Contribution by Dominic Mooney

Comment by: Dominic Mooney

Focus area: Chemicals

Regulator concerned: Health and Safety Executive (HSE)

Comment:
Generally, my experience with the HSE has been very good. I am basing this on experience as Safety & Environment Manager for an Upper Tier Manufacturing and Warehousing site, previously lower tier.

My main concerns are:

1) The under-resourcing of the HSE (exacerbated by recent cuts) so Intervention Plans are rarely matched. Too often they have to react to incidents rather than do the pro-active work that would prevent harm.

2) The slowness of the issuing of reports from intervention visits, which can delay improvements.

3) The backlog at CI5 in Bootle for assessing hazardous planning consent. Presently 3 months which mismatches with planning expectations. Again, exacerbated by cuts based on feedback.

4) The fact that hazardous planning consent sits with local authority who are very inexperienced and ill-equipped to handle consent (forgetting to copy HSE for developments in the public information zone, forgetting to send applications to the HSE). The delays impact business ability to grow. Not HSE directly, but it ties to them.

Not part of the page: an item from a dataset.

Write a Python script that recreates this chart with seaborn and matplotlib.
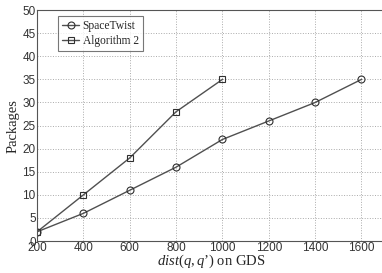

Generally, COMAH remodelling has been very good and is the right way forward; it just needs the right resource behind it. The pro-active approach is the best way to prevent another Buncefield or Flixborough.

HSE Inspectors have been constructive and helpful, and supportive of the growth of the business. They are pragmatic rather than fitting the stereotype of ‘elf n safety gone mad’.

I am very concerned about the possibility of the Seveso III directive just being written into UK law as it stands. It is not especially clear and the HSE Guidance is excellent as a working document. It would have a big impact on safety were it to happen.

Overall, HSE guidance is very useful and the current attitude against it in government combined with the rhetoric of the Prime Minister and other Ministers about Health & Safety puts people’s lives at risk on the altar of cost. The insurance industry and no-win no-fee needs to be addressed. That would benefit business more than a wholesale disposal of regulations.